After the landslide dirt steps lead downwards, then the trail continues to follow above the stream passing some rapids and small waterfalls. Along the way the trail passes a rock somewhat shaped like Taiwan.
After the rock the trail gets closer the stream level again and crosses another landslide from 2015.
The trail continues beside the stream for a bit before rising above it again.
Watch out for a trail junction, with a gate just below the junction. Turn left here.
From the junction the trail descends down to the stream and crosses it over rocks.
The trail now follows the left bank of the stream. It makes a crossing over a tributary stream then rises high above the stream along a steep slope through the roughest section of the trail.
Eventually the trail leads to a still occupied 200+ year old mud farmhouse. The couple that live are very friendly to hikers, but they only speak Taiwanese. They also a very friendly dog.
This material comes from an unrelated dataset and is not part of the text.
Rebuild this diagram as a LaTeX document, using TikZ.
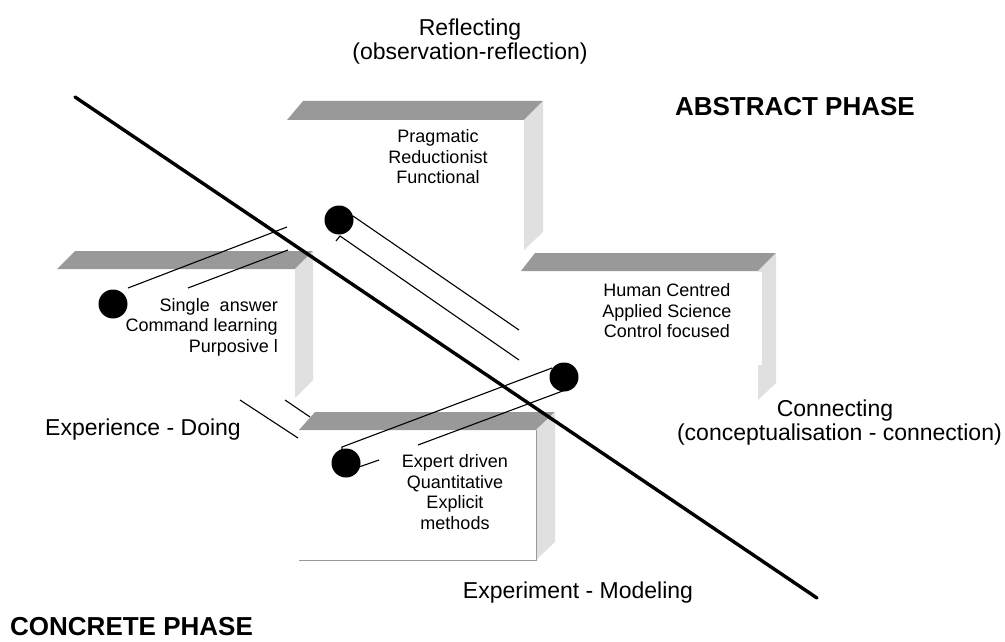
\documentclass[tikz,border=0pt]{standalone}
\usepackage{fontspec}
\setmainfont{Liberation Sans}
\begin{document}
\begin{tikzpicture}[x=1pt,y=-1pt,
  bar/.style={fill=barg,draw=none},
  side/.style={fill=sideg,draw=none},
  thin/.style={line width=1.1pt,black},
  dot/.style={circle,fill=black,minimum size=29pt,inner sep=0pt},
  small/.style={font=\fontsize{18}{20.5}\selectfont,inner sep=0pt,align=center},
  big/.style={font=\fontsize{23}{25}\selectfont,inner sep=0pt},
  phase/.style={font=\fontsize{26}{30}\selectfont\bfseries,inner sep=0pt}]
\definecolor{barg}{HTML}{999999}
\definecolor{sideg}{HTML}{E0E0E0}
\useasboundingbox (0,0) rectangle (1005,642);
% ---- box 1 (top)
\fill[barg] (287,120) -- (303,101) -- (543,101) -- (524,120) -- cycle;
\fill[sideg] (524,120) -- (543,101) -- (543,232) -- (524,250) -- cycle;
% ---- box 2 (left)
\fill[barg] (57,269) -- (75,251) -- (313,251) -- (295,269) -- cycle;
\fill[sideg] (295,269) -- (313,251) -- (313,380) -- (295,398) -- cycle;
% ---- box 3 (right)
\fill[barg] (521,271) -- (535,253) -- (776,253) -- (758,271) -- cycle;
\fill[sideg] (758,271) -- (776,253) -- (776,383) -- (758,400) -- cycle;
\fill[white] (758,272) rectangle (762,365);
% ---- box 4 (bottom)
\fill[barg] (299,430) -- (315,412) -- (555,412) -- (536,430) -- cycle;
\fill[sideg] (536,430) -- (555,412) -- (555,542) -- (536,560) -- cycle;
\draw[line width=0.8pt,barg] (299,560) -- (536,560) -- (536,430);

% ---- circles
\node[dot] (c1) at (339,220) {};
\node[dot] (c2) at (113,304) {};
\node[dot] (c3) at (564,377) {};
\node[dot] (c4) at (346,463) {};

% ---- cylinder outlines
\coordinate (a1) at (353,216); \coordinate (a2) at (519,330);
\coordinate (b0) at (336,241); \coordinate (b1) at (340,236); \coordinate (b2) at (519,360);
\draw[thin] (a1) -- (a2);
\draw[thin] (b0) -- (b1) -- (b2);

\coordinate (d1) at (128,288); \coordinate (d2) at (287,227);
\coordinate (e1) at (188,288); \coordinate (e2) at (288,250);
\draw[thin] (d1) -- (d2);
\draw[thin] (e1) -- (e2);

\coordinate (f0) at (342,452); \coordinate (f1) at (342,447); \coordinate (f2) at (552,368);
\coordinate (g1) at (359,467); \coordinate (g2) at (379,460);
\coordinate (g3) at (418,445); \coordinate (g4) at (568,389);
\draw[thin] (f0) -- (f1) -- (f2);
\draw[thin] (g1) -- (g2);
\draw[thin] (g3) -- (g4);

\coordinate (h1) at (240,400); \coordinate (h2) at (298,438);
\coordinate (k1) at (285,400); \coordinate (k2) at (310,417);
\draw[thin] (h1) -- (h2);
\draw[thin] (k1) -- (k2);

% ---- main diagonal
\coordinate (m1) at (75,97);
\coordinate (m2) at (817,598);
\draw[line width=3.4pt,line cap=round] (m1) -- (m2);

% ---- texts
\node[small] (t1) at (438,157) {Pragmatic\\Reductionist\\Functional};
\node[small,align=right,anchor=east] (t2) at (278,327) {Single\ \ answer\\Command learning\\Purposive l};
\node[small] (t3) at (667,311) {Human Centred\\Applied Science\\Control focused};
\node[small] (t4) at (455,492) {Expert driven\\Quantitative\\Explicit\\methods};

\node[big] (l1) at (470,30) {Reflecting};
\node[big] (l2) at (470,54) {(observation-reflection)};
\node[big] (l3) at (835,411) {Connecting};
\node[big,anchor=east] (l4) at (1002,435) {(conceptualisation - connection)};
\node[big] (l5) at (143,430) {Experience - Doing};
\node[big] (l6) at (578,593) {Experiment - Modeling};
\node[phase,anchor=west] (p1) at (10,627) {CONCRETE PHASE};
\node[phase,anchor=east] (p2) at (915,107) {ABSTRACT PHASE};
\end{tikzpicture}
\end{document}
This house is the only one left in Yangmingshan that is still occupied and gives a glimpse into what life was like here for the Chinese settlers and what the now ruined houses used to look like.
From the farmhouse, steps lead back to down to the stream. Ignore a trail junction and crossing at the bottom and keep with the trail along the left bank. Make the next crossing where the trail comes to the stream again, crossing around a large boulder in the stream.
From the crossing walk along the side of the water channel.
Turn left when a stone trial crosses the water channel and takes the step going down.
At the bottom the trail crosses the stream over a beautiful stone bridge.
After the crossing the trail climbs up on stone steps. Turn right at a trail junction at the top. More stone steps lead back down and the trail crosses the stream again over another bridge.
The trail quickly ends at a road after the bridge. Walk along the road downhill to the bus stop for the Small 18 bus. This bus comes every 30 minutes. Shengren Waterfall is located a few hundred meters down the road from the bus stop, though it isn’t much to look at.